━━━ Data section

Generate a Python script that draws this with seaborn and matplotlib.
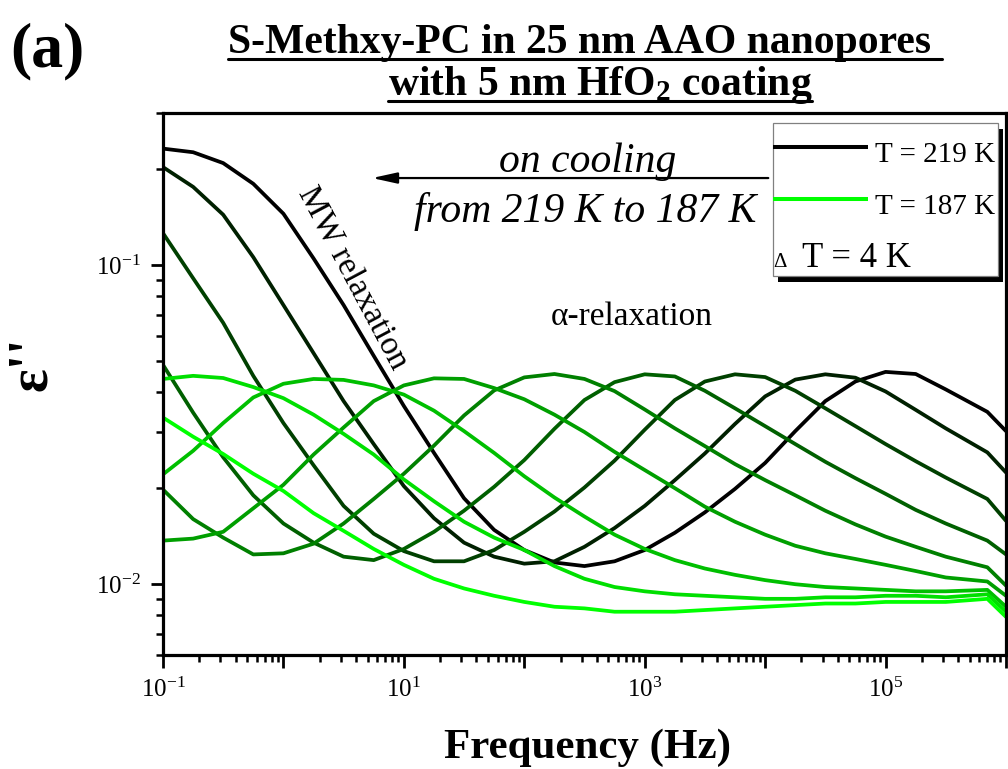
import numpy as np
import pandas as pd
import matplotlib
matplotlib.use("Agg")
import matplotlib.pyplot as plt
import seaborn as sns
from matplotlib.patches import Rectangle
from matplotlib.lines import Line2D
from matplotlib.ticker import LogLocator, FuncFormatter, NullFormatter

# Frequency grid of the dielectric loss spectra (Hz)
freq = [0.1, 0.178, 0.316, 0.562,
        1.0, 1.78, 3.16, 5.62,
        10.0, 17.8, 31.6, 56.2,
        100.0, 178.0, 316.0, 562.0,
        1.0e3, 1.78e3, 3.16e3, 5.62e3,
        1.0e4, 1.78e4, 3.16e4, 5.62e4,
        1.0e5, 1.78e5, 3.16e5, 7.0e5, 1.0e6]

temps = [219, 215, 211, 207, 203, 199, 195, 191, 187]

# Dielectric loss eps'' for each temperature (K)
eps_219 = [0.232, 0.226, 0.209, 0.180, 0.145, 0.105, 0.075, 0.052, 0.0362, 0.0258,
           0.0186, 0.0148, 0.0128, 0.0117, 0.0114, 0.0118, 0.0128, 0.0145, 0.0168, 0.0199,
           0.0240, 0.0302, 0.0375, 0.0432, 0.0463, 0.0456, 0.0408, 0.0347, 0.0302]
eps_215 = [0.203, 0.176, 0.144, 0.106, 0.075, 0.053, 0.0375, 0.0275, 0.0203, 0.0161,
           0.0135, 0.0122, 0.0116, 0.0118, 0.0131, 0.0150, 0.0176, 0.0212, 0.0257, 0.0318,
           0.0388, 0.0438, 0.0455, 0.0444, 0.0402, 0.0352, 0.0308, 0.0259, 0.0224]
eps_211 = [0.126, 0.091, 0.066, 0.045, 0.032, 0.0236, 0.0176, 0.0144, 0.0127, 0.0118,
           0.0118, 0.0128, 0.0146, 0.0169, 0.0201, 0.0244, 0.0305, 0.0378, 0.0432, 0.0455,
           0.0446, 0.0404, 0.0356, 0.0313, 0.0275, 0.0243, 0.0216, 0.0185, 0.0158]
eps_207 = [0.0487, 0.0345, 0.0250, 0.0190, 0.0155, 0.0135, 0.0122, 0.0119, 0.0129, 0.0146,
           0.0170, 0.0202, 0.0245, 0.0307, 0.0378, 0.0430, 0.0455, 0.0448, 0.0404, 0.0356,
           0.0313, 0.0275, 0.0242, 0.0215, 0.0192, 0.0171, 0.0155, 0.0137, 0.0124]
eps_203 = [0.0198, 0.0160, 0.0140, 0.0124, 0.0125, 0.0134, 0.0155, 0.0185, 0.0222, 0.0272,
           0.0338, 0.0405, 0.0445, 0.0456, 0.0440, 0.0403, 0.0353, 0.0308, 0.0271, 0.0238,
           0.0212, 0.0190, 0.0170, 0.0154, 0.0141, 0.0131, 0.0122, 0.0113, 0.0099]
eps_199 = [0.0137, 0.0139, 0.0146, 0.0173, 0.0205, 0.0255, 0.0310, 0.0375, 0.0420, 0.0442,
           0.0440, 0.0412, 0.0380, 0.0340, 0.0300, 0.0260, 0.0228, 0.0200, 0.0175, 0.0157,
           0.0143, 0.0132, 0.0125, 0.0120, 0.0115, 0.0110, 0.0105, 0.0102, 0.0092]
eps_195 = [0.0221, 0.0262, 0.0320, 0.0385, 0.0425, 0.0440, 0.0437, 0.0420, 0.0393, 0.0350,
           0.0302, 0.0258, 0.0218, 0.0187, 0.0163, 0.0143, 0.0129, 0.0119, 0.0112, 0.0107,
           0.0103, 0.0100, 0.0098, 0.0097, 0.0096, 0.0095, 0.0095, 0.0096, 0.0085]
eps_191 = [0.0440, 0.0450, 0.0443, 0.0415, 0.0383, 0.0340, 0.0296, 0.0255, 0.0213, 0.0182,
           0.0157, 0.0140, 0.0128, 0.0114, 0.0104, 0.0098, 0.0095, 0.0093, 0.0092, 0.0091,
           0.0090, 0.0090, 0.0091, 0.0091, 0.0092, 0.0092, 0.0091, 0.0093, 0.0082]
eps_187 = [0.0333, 0.0290, 0.0256, 0.0222, 0.0196, 0.0167, 0.0147, 0.0129, 0.0115, 0.0104,
           0.0097, 0.0092, 0.0088, 0.0085, 0.0084, 0.0082, 0.0082, 0.0082, 0.0083, 0.0084,
           0.0085, 0.0086, 0.0087, 0.0087, 0.0088, 0.0088, 0.0088, 0.0090, 0.0079]

series = [eps_219, eps_215, eps_211, eps_207, eps_203, eps_199, eps_195, eps_191, eps_187]

x_ticks_labeled = [-1, 1, 3, 5]

# black -> bright green gradient, warm to cold
colors = ["#000000", "#002000", "#004000", "#006000", "#008000",
          "#009f00", "#00bf00", "#00df00", "#00ff00"]

labels = [f"T = {t} K" for t in temps]
df = pd.concat(
    [pd.DataFrame({"freq": freq, "eps": vals, "T": lab}) for lab, vals in zip(labels, series)],
    ignore_index=True,
)

sns.set_style("ticks")
plt.rcParams["font.family"] = ["Liberation Serif", "DejaVu Serif"]
plt.rcParams["mathtext.fontset"] = "custom"
plt.rcParams["mathtext.rm"] = "Liberation Serif"
plt.rcParams["mathtext.it"] = "Liberation Serif:italic"
plt.rcParams["mathtext.bf"] = "Liberation Serif:bold"
for key in ("text.color", "axes.labelcolor", "xtick.color", "ytick.color",
            "xtick.labelcolor", "ytick.labelcolor", "axes.edgecolor"):
    plt.rcParams[key] = "black"

W, H = 1008, 769
fig = plt.figure(figsize=(W / 100, H / 100), dpi=100)
ax = fig.add_axes([163 / W, 1 - 655 / H, 843 / W, 542 / H])
ax.set_xscale("log")
ax.set_yscale("log")

sns.lineplot(data=df, x="freq", y="eps", hue="T", hue_order=labels,
             palette=colors, estimator=None, sort=False, lw=2.7,
             legend=False, ax=ax)

ax.set_xlim(0.1, 1e6)
ax.set_ylim(0.006, 0.3)
ax.set_xlabel("")
ax.set_ylabel("")


def xfmt(v, pos):
    e = int(round(np.log10(v)))
    return rf"$\mathregular{{10^{{{e}}}}}$" if e in x_ticks_labeled else ""


def yfmt(v, pos):
    e = int(round(np.log10(v)))
    return rf"$\mathregular{{10^{{{e}}}}}$"


ax.xaxis.set_major_locator(LogLocator(base=10, numticks=20))
ax.xaxis.set_minor_locator(LogLocator(base=10, subs=np.arange(2, 10), numticks=100))
ax.xaxis.set_major_formatter(FuncFormatter(xfmt))
ax.xaxis.set_minor_formatter(NullFormatter())
ax.yaxis.set_major_locator(LogLocator(base=10, numticks=20))
ax.yaxis.set_minor_locator(LogLocator(base=10, subs=np.arange(2, 10), numticks=100))
ax.yaxis.set_major_formatter(FuncFormatter(yfmt))
ax.yaxis.set_minor_formatter(NullFormatter())

ax.tick_params(which="major", direction="out", length=9, width=2.0,
               labelsize=18, pad=7, top=False, right=False,
               color="black", labelcolor="black")
ax.tick_params(which="minor", direction="out", length=5, width=1.8,
               top=False, right=False, color="black")
for sp in ax.spines.values():
    sp.set_linewidth(2.3)
    sp.set_color("black")

# Cooling arrow and its caption
ax.annotate("", xy=(0.248, 0.880), xytext=(0.718, 0.880), xycoords="axes fraction",
            arrowprops=dict(arrowstyle="-|>,head_length=1.5,head_width=0.33",
                            color="black", lw=1.6, mutation_scale=10,
                            shrinkA=0, shrinkB=0))
ax.text(0.504, 0.891, "on cooling", transform=ax.transAxes, fontsize=30,
        style="italic", ha="center", va="baseline", color="black")
ax.text(0.5006, 0.799, "from 219 K to 187 K", transform=ax.transAxes, fontsize=30,
        style="italic", ha="center", va="baseline", color="black")

ax.text(0.5563, 0.6236, "α-relaxation", transform=ax.transAxes, fontsize=24,
        ha="center", va="center", color="black")
ax.text(0.2242, 0.6956, "MW relaxation", transform=ax.transAxes, fontsize=24,
        ha="center", va="center", rotation=-62, rotation_mode="anchor", color="black")

# Legend box with a solid drop shadow
ax.add_patch(Rectangle((0.7295, 0.6888), 0.2673, 0.2817, transform=ax.transAxes,
                       facecolor="black", edgecolor="none", zorder=5, clip_on=False))
ax.add_patch(Rectangle((0.7233, 0.6998), 0.2676, 0.2812, transform=ax.transAxes,
                       facecolor="white", edgecolor="#808080", lw=0.9, zorder=6,
                       clip_on=False))
ax.add_line(Line2D([0.7236, 0.8367], [0.9378, 0.9378], transform=ax.transAxes,
                   color=colors[0], lw=2.9, zorder=7, solid_capstyle="butt"))
ax.add_line(Line2D([0.7236, 0.8367], [0.8408, 0.8408], transform=ax.transAxes,
                   color=colors[-1], lw=2.9, zorder=7, solid_capstyle="butt"))
ax.text(0.8446, 0.9090, labels[0], transform=ax.transAxes, fontsize=21,
        ha="left", va="baseline", zorder=8, color="black")
ax.text(0.8446, 0.8131, labels[-1], transform=ax.transAxes, fontsize=21,
        ha="left", va="baseline", zorder=8, color="black")
ax.text(0.7236, 0.7164, "Δ", transform=ax.transAxes, fontsize=15,
        ha="left", va="baseline", zorder=8, color="black")
ax.text(0.7577, 0.7164, "T = 4 K", transform=ax.transAxes, fontsize=25,
        ha="left", va="baseline", zorder=8, color="black")

# Axis titles
fig.text(588 / W, 1 - 758 / H, "Frequency (Hz)", fontsize=31, fontweight="bold",
         ha="center", va="baseline", color="black")
fig.text(32 / W, 1 - 364 / H, "ε''", fontsize=40, fontweight="bold",
         ha="center", va="center", rotation=90, color="black")

# Panel tag and underlined two-line title
fig.text(47 / W, 1 - 66 / H, "(a)", fontsize=46, fontweight="bold",
         ha="center", va="baseline", color="black")
t1 = fig.text(585 / W, 1 - 53 / H, "S-Methxy-PC in 25 nm AAO nanopores ",
              fontsize=30, fontweight="bold", ha="center", va="baseline", color="black")
t2 = fig.text(600 / W, 1 - 95 / H, r"with 5 nm HfO$_\mathbf{2}$ coating",
              fontsize=30, fontweight="bold", ha="center", va="baseline", color="black")

fig.canvas.draw()
renderer = fig.canvas.get_renderer()
for t, base in ((t1, 53), (t2, 95)):
    bb = t.get_window_extent(renderer)
    yline = 1 - (base + 6) / H
    fig.add_artist(Line2D([bb.x0 / W, bb.x1 / W], [yline, yline],
                          transform=fig.transFigure, color="black", lw=2.2))

fig.savefig("out.png", dpi=100)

━━━━━━

■ **Task goal**
From the opening line of the listing above through the line bearing "temps = [219, 215, 211, 207, 203, 199, 195, 191, 187]", repeat each line exactly. Drop every picture.

■ **Answer to the problem**
Generate a Python script that draws this with seaborn and matplotlib.
import numpy as np
import pandas as pd
import matplotlib
matplotlib.use("Agg")
import matplotlib.pyplot as plt
import seaborn as sns
from matplotlib.patches import Rectangle
from matplotlib.lines import Line2D
from matplotlib.ticker import LogLocator, FuncFormatter, NullFormatter

# Frequency grid of the dielectric loss spectra (Hz)
freq = [0.1, 0.178, 0.316, 0.562,
        1.0, 1.78, 3.16, 5.62,
        10.0, 17.8, 31.6, 56.2,
        100.0, 178.0, 316.0, 562.0,
        1.0e3, 1.78e3, 3.16e3, 5.62e3,
        1.0e4, 1.78e4, 3.16e4, 5.62e4,
        1.0e5, 1.78e5, 3.16e5, 7.0e5, 1.0e6]

temps = [219, 215, 211, 207, 203, 199, 195, 191, 187]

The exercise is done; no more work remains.